Third Law of Thermodynamics also applies for Spin Ice Films: Study
Nanotech scientists have found that the Third Law of Thermodynamics and the odd behaviors of spin ice could have implications for data storage. They also talked about unexpected behaviors at near-absolute zero.
The scientists based their conclusions on results of a study that saw creation of thin films of spin ice for the first time. The study conducted at University College London showed how these thin films of spin ice could be manipulated.

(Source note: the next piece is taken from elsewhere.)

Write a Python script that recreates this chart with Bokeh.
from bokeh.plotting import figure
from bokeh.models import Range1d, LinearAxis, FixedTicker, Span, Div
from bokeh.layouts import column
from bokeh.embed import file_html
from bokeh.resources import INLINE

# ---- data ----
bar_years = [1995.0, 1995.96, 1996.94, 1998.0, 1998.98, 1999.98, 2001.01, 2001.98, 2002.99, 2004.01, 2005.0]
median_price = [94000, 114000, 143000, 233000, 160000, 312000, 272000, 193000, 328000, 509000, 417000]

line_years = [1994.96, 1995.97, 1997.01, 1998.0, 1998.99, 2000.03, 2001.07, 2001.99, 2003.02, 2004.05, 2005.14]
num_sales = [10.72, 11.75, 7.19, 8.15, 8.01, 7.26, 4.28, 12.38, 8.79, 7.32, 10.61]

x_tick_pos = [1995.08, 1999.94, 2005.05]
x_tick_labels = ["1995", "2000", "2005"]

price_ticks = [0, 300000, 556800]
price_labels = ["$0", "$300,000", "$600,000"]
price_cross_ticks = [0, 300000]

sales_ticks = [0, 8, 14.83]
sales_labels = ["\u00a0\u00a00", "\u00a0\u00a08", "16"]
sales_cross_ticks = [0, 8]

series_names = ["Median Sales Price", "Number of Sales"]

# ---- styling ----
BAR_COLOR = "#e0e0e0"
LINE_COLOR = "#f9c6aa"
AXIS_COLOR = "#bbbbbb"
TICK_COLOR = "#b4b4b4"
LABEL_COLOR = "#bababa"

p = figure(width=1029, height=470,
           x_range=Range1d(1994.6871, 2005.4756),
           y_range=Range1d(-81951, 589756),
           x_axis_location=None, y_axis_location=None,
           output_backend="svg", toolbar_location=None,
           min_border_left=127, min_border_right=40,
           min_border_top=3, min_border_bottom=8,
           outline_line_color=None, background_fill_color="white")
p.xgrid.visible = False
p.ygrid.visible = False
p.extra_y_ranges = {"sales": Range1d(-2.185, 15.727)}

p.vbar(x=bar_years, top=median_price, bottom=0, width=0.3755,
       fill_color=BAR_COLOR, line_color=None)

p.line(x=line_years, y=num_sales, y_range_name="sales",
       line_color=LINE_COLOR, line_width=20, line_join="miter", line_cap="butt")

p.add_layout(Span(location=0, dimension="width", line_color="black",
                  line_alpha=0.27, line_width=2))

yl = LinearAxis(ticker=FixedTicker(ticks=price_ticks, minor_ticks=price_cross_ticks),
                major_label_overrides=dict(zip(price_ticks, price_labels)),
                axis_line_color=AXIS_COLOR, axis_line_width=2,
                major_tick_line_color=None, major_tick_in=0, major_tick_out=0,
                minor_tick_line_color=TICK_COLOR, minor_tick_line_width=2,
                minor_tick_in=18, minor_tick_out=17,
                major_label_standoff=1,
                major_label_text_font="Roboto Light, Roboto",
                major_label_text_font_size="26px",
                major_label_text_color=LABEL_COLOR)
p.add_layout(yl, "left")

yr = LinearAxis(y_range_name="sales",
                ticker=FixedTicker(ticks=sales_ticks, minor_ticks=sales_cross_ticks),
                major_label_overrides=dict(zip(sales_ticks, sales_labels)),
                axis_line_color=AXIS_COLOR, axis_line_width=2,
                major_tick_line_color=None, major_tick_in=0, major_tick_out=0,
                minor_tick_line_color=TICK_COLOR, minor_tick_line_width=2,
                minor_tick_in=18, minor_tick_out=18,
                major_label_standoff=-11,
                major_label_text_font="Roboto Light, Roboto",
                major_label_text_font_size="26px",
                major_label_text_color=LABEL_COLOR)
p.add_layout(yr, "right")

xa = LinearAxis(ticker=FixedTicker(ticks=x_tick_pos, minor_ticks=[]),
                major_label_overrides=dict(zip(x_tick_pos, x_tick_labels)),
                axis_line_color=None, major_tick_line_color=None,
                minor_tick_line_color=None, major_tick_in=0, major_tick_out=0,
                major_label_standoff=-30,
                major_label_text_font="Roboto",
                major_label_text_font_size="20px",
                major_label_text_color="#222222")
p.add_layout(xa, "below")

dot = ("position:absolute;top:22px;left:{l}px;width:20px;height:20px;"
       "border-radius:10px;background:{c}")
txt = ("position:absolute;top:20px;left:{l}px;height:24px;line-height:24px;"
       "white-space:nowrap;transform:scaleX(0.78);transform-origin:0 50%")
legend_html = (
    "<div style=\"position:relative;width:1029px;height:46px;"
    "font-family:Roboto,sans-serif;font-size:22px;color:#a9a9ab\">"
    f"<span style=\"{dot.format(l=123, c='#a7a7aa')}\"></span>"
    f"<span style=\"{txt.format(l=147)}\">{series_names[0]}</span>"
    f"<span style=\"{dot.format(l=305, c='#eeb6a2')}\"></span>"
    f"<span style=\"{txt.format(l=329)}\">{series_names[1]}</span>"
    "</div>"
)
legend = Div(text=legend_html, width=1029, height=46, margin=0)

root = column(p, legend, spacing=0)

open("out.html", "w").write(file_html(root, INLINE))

Thin films ice show magnetic properties and are normally believed to be the only thing that does not freeze at absolute zero. As per the Third Law of Thermodynamics, at absolute zero Kelvin, the entropy of a perfect crystal is exactly equal to zero. However the one exception to the theory was believed to be the spin ice, as its inherent atomic magnetic moments keep up their random spins even at -273 degrees centigrade.

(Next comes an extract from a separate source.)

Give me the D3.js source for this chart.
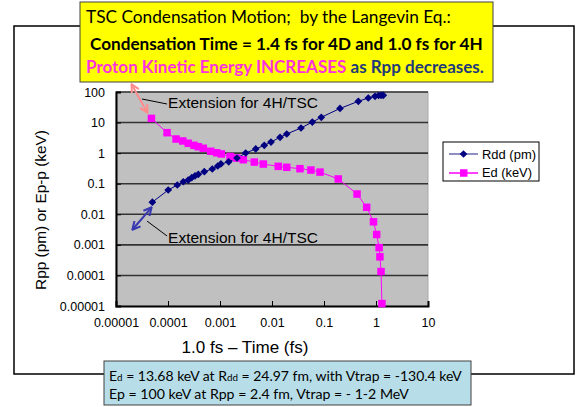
<!DOCTYPE html>
<html>
<head>
<meta charset="utf-8">
<title>TSC Condensation Motion</title>
<script src="https://cdnjs.cloudflare.com/ajax/libs/d3/7.8.5/d3.min.js"></script>
<style>
  body { margin: 0; background: #fff; }
  svg { display: block; }
</style>
</head>
<body>
<div id="chart"></div>
<script>
// time (fs) and value for each series
var edTime = [4.8e-5, 9.6e-5, 1.43e-4, 1.92e-4, 2.45e-4, 3.16e-4, 3.83e-4, 4.77e-4, 6.62e-4, 8.65e-4,
              1.06e-3, 1.56e-3, 2.09e-3, 2.81e-3, 4.57e-3, 6.81e-3, 1.32e-2, 1.92e-2, 3.45e-2, 5.6e-2,
              8.4e-2, 0.188, 0.432, 0.662, 0.895, 1.03, 1.15, 1.19, 1.25, 1.30];
var edVal  = [13.68, 4.67, 2.90, 2.50, 2.10, 1.80, 1.62, 1.44, 1.15, 1.03,
              0.94, 0.78, 0.69, 0.61, 0.51, 0.44, 0.37, 0.344, 0.31, 0.28,
              0.24, 0.143, 0.046, 0.0169, 0.00568, 0.00218, 0.00081, 0.000406, 0.000134, 0.000012];

var rddTime = [5.0e-5, 1.01e-4, 1.51e-4, 1.97e-4, 2.45e-4, 2.86e-4, 3.30e-4, 3.83e-4, 4.99e-4, 7.11e-4,
               9.04e-4, 1.04e-3, 1.47e-3, 2.12e-3, 3.12e-3, 4.86e-3, 7.11e-3, 9.57e-3, 1.43e-2, 1.92e-2,
               3.61e-2, 5.96e-2, 8.87e-2, 0.203, 0.457, 0.711, 0.957, 1.12, 1.25, 1.38];
var rddVal  = [0.02497, 0.0623, 0.0908, 0.116, 0.132, 0.157, 0.179, 0.203, 0.247, 0.303,
               0.380, 0.442, 0.521, 0.693, 1.01, 1.37, 1.80, 2.31, 3.30, 4.23,
               6.64, 10.4, 14.9, 28.9, 49.6, 63.6, 72.2, 76.8, 78, 78];

var xTicks = [1e-5, 1e-4, 1e-3, 1e-2, 1e-1, 1, 10];
var xTickLabels = ["0.00001", "0.0001", "0.001", "0.01", "0.1", "1", "10"];
var yTicks = [1e-5, 1e-4, 1e-3, 1e-2, 1e-1, 1, 10, 100];
var yTickLabels = ["0.00001", "0.0001", "0.001", "0.01", "0.1", "1", "10", "100"];

var seriesNames = ["Rdd (pm)", "Ed (keV)"];

var W = 576, H = 407;
var plot = {left: 116, right: 428, top: 92, bottom: 306};
var navy = "#000080", magenta = "#ff00ff";

var svg = d3.select("#chart").append("svg").attr("width", W).attr("height", H);

// fit a text element to a target width by adjusting font size
function fitWidth(sel, target) {
  var fs = parseFloat(sel.attr("font-size"));
  var w = sel.node().getComputedTextLength();
  if (w > 0) sel.attr("font-size", (fs * target / w).toFixed(2));
}

var defs = svg.append("defs");
function arrowMarker(id, color) {
  defs.append("marker").attr("id", id)
    .attr("viewBox", "0 0 10 10").attr("refX", 8).attr("refY", 5)
    .attr("markerWidth", 5).attr("markerHeight", 5)
    .attr("orient", "auto-start-reverse")
    .append("path").attr("d", "M1,1 L9,5 L1,9").attr("fill", "none")
    .attr("stroke", color).attr("stroke-width", 2);
}
arrowMarker("arPink", "#ff8c8c");
arrowMarker("arBlue", "#3838b0");

// outer frame
svg.append("rect").attr("x", 14).attr("y", 26).attr("width", 560).attr("height", 348)
  .attr("fill", "none").attr("stroke", "#000").attr("stroke-width", 1.5);

var x = d3.scaleLog().domain([1e-5, 10]).range([plot.left, plot.right]);
var y = d3.scaleLog().domain([1e-5, 100]).range([plot.bottom, plot.top]);

// plot background
svg.append("rect").attr("x", plot.left).attr("y", plot.top)
  .attr("width", plot.right - plot.left).attr("height", plot.bottom - plot.top)
  .attr("fill", "#c0c0c0").attr("stroke", "#a8a8a8");

// horizontal grid lines
svg.append("g").selectAll("line").data(yTicks.slice(1)).enter().append("line")
  .attr("x1", plot.left).attr("x2", plot.right)
  .attr("y1", function(d) { return y(d); }).attr("y2", function(d) { return y(d); })
  .attr("stroke", "#333").attr("stroke-width", 1.6);

function minorValues(lo, hi) {
  var out = [];
  for (var e = lo; e < hi; e++)
    for (var k = 2; k <= 9; k++) out.push(k * Math.pow(10, e));
  return out;
}

var tickFont = "'Liberation Sans', Arial, sans-serif";

// x axis
var gx = svg.append("g").attr("transform", "translate(0," + plot.bottom + ")");
gx.call(d3.axisBottom(x).tickValues(minorValues(-5, 1)).tickSize(-3).tickFormat(""));
gx.call(d3.axisBottom(x).tickValues(xTicks).tickSize(-5).tickPadding(12)
  .tickFormat(function(d, i) { return xTickLabels[i]; }));
gx.select(".domain").attr("stroke-width", 2);
gx.selectAll("text").attr("font-family", tickFont).attr("font-size", 12.5).attr("fill", "#000");

// y axis
var gy = svg.append("g").attr("transform", "translate(" + plot.left + ",0)");
gy.call(d3.axisLeft(y).tickValues(minorValues(-5, 2)).tickSize(-3).tickFormat(""));
gy.call(d3.axisLeft(y).tickValues(yTicks).tickSize(-5).tickPadding(11)
  .tickFormat(function(d, i) { return yTickLabels[i]; }));
gy.select(".domain").attr("stroke-width", 2);
gy.selectAll("text").attr("font-family", tickFont).attr("font-size", 12.5).attr("fill", "#000");

// axis titles
var xt = svg.append("text").attr("x", 245).attr("y", 353).attr("text-anchor", "middle")
  .attr("font-family", tickFont).attr("font-size", 16).text("1.0 fs \u2013 Time (fs)");
fitWidth(xt, 127);
var yt = svg.append("text").attr("transform", "translate(46,210) rotate(-90)").attr("text-anchor", "middle")
  .attr("font-family", tickFont).attr("font-size", 15).text("Rpp (pm) or Ep-p (keV)");
fitWidth(yt, 160);

// series
function drawSeries(times, vals, color) {
  var pts = times.map(function(t, i) { return [t, vals[i]]; });
  svg.append("path").datum(pts)
    .attr("d", d3.line().x(function(d) { return x(d[0]); }).y(function(d) { return y(d[1]); }))
    .attr("fill", "none").attr("stroke", color).attr("stroke-width", 1);
  return pts;
}
var edPts = drawSeries(edTime, edVal, magenta);
var rddPts = drawSeries(rddTime, rddVal, navy);

svg.append("g").selectAll("rect").data(edPts).enter().append("rect")
  .attr("x", function(d) { return x(d[0]) - 3.75; }).attr("y", function(d) { return y(d[1]) - 3.75; })
  .attr("width", 7.5).attr("height", 7.5).attr("fill", magenta);

var diamond = d3.symbol().type(d3.symbolDiamond2).size(38);
svg.append("g").selectAll("path").data(rddPts).enter().append("path")
  .attr("transform", function(d) { return "translate(" + x(d[0]) + "," + y(d[1]) + ")"; })
  .attr("d", diamond).attr("fill", navy);

// extension arrows and notes (in data units)
var notes = [
  {arrow: [[2.03e-5, 169], [3.95e-5, 22.2]], color: "#ff8c8c", marker: "arPink",
   lead: [[3.16e-5, 59], [9.6e-5, 40.5]], text: [9.6e-5, 43.6]},
  {arrow: [[2.12e-5, 0.0033], [4.71e-5, 0.016]], color: "#3838b0", marker: "arBlue",
   lead: [[3.95e-5, 0.006], [9.6e-5, 0.00195]], text: [9.6e-5, 0.00168]}
];
notes.forEach(function(n) {
  svg.append("line")
    .attr("x1", x(n.arrow[0][0])).attr("y1", y(n.arrow[0][1]))
    .attr("x2", x(n.arrow[1][0])).attr("y2", y(n.arrow[1][1]))
    .attr("stroke", n.color).attr("stroke-width", 2)
    .attr("marker-start", "url(#" + n.marker + ")").attr("marker-end", "url(#" + n.marker + ")");
  svg.append("line")
    .attr("x1", x(n.lead[0][0])).attr("y1", y(n.lead[0][1]))
    .attr("x2", x(n.lead[1][0])).attr("y2", y(n.lead[1][1]))
    .attr("stroke", "#000").attr("stroke-width", 1);
  var tx = svg.append("text").attr("x", x(n.text[0]) + 1).attr("y", y(n.text[1]))
    .attr("dy", "0.35em").attr("font-family", tickFont).attr("font-size", 15)
    .text("Extension for 4H/TSC");
  fitWidth(tx, 150);
});

// legend
var lg = svg.append("g").attr("transform", "translate(443,142)");
lg.append("rect").attr("width", 96).attr("height", 39).attr("fill", "#fff").attr("stroke", "#000");
var legendItems = [
  {name: seriesNames[0], line: "#6a6ab0", mark: navy, sym: "diamond"},
  {name: seriesNames[1], line: magenta, mark: magenta, sym: "square"}
];
legendItems.forEach(function(d, i) {
  var yy = 12 + i * 19;
  lg.append("line").attr("x1", 6).attr("x2", 35).attr("y1", yy).attr("y2", yy)
    .attr("stroke", d.line).attr("stroke-width", 1.5);
  if (d.sym === "diamond") {
    lg.append("path").attr("transform", "translate(20.5," + yy + ")").attr("d", diamond).attr("fill", d.mark);
  } else {
    lg.append("rect").attr("x", 17).attr("y", yy - 3.75).attr("width", 7.5).attr("height", 7.5).attr("fill", d.mark);
  }
  var lt = lg.append("text").attr("x", 39).attr("y", yy).attr("dy", "0.35em")
    .attr("font-family", tickFont).attr("font-size", 12.5).text(d.name);
  fitWidth(lt, i === 0 ? 54 : 50);
});

var boxFont = "Lato, 'Open Sans', sans-serif";

// title box
svg.append("rect").attr("x", 80).attr("y", 2).attr("width", 413).attr("height", 80)
  .attr("fill", "#ffff00").attr("stroke", "#404040").attr("stroke-width", 1);
var t1 = svg.append("text").attr("x", 86).attr("y", 23).attr("font-family", boxFont)
  .attr("font-size", 18).style("white-space", "pre")
  .text("TSC Condensation Motion;  by the Langevin Eq.:");
fitWidth(t1, 365);
var t2 = svg.append("text").attr("x", 90).attr("y", 50).attr("font-family", boxFont)
  .attr("font-size", 18).attr("font-weight", "bold")
  .text("Condensation Time = 1.4 fs for 4D and 1.0 fs for 4H");
fitWidth(t2, 393);
var t3 = svg.append("text").attr("x", 86).attr("y", 73).attr("font-family", boxFont)
  .attr("font-size", 18).attr("font-weight", "bold");
t3.append("tspan").attr("fill", "#ff33dd").text("Proton Kinetic Energy INCREASES");
t3.append("tspan").attr("fill", "#1f3a78").text(" as Rpp decreases.");
fitWidth(t3, 398);

// note box
svg.append("rect").attr("x", 104).attr("y", 361).attr("width", 367).attr("height", 44)
  .attr("fill", "#b7dee8").attr("stroke", "#404040").attr("stroke-width", 1);
var n1 = svg.append("text").attr("x", 109).attr("y", 381).attr("font-family", boxFont).attr("font-size", 15);
n1.append("tspan").text("E");
n1.append("tspan").attr("font-size", "0.7em").text("d");
n1.append("tspan").text(" = 13.68 keV at R");
n1.append("tspan").attr("font-size", "0.7em").text("dd");
n1.append("tspan").text(" = 24.97 fm, with Vtrap = -130.4 keV");
fitWidth(n1, 353);
var n2 = svg.append("text").attr("x", 109).attr("y", 399).attr("font-family", boxFont).attr("font-size", 15)
  .text("Ep = 100 keV at Rpp = 2.4 fm, Vtrap = - 1-2 MeV");
fitWidth(n2, 300);
</script>
</body>
</html>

However, the UCL researchers found the contradiction to the belief after they grew a film of spin ice just a few nanometers thick and then exposing it to X-ray diffraction. As a matter of fact, they discovered that the entropy within the spin ice disappeared at a half-degree above absolute zero, which clearly indicated that the Third Law has correct implications.
"Using X-ray diffraction at the LCN, the researchers showed that the films are slightly strained by the 'substrate' on which they are grown, which causes the loss of entropy", said UCL's Dr. Laura Bovo.
The researchers are now of a firm belief that manipulation of the substrate strain, will enable them to control the spin ice state and eventually pave a way for the control and manipulation of magnetricity and magnetic monopoles.
The research could unlock possibilities for incredibly dense storage, which would lead hard-drives to have much more space exponentially that what is today.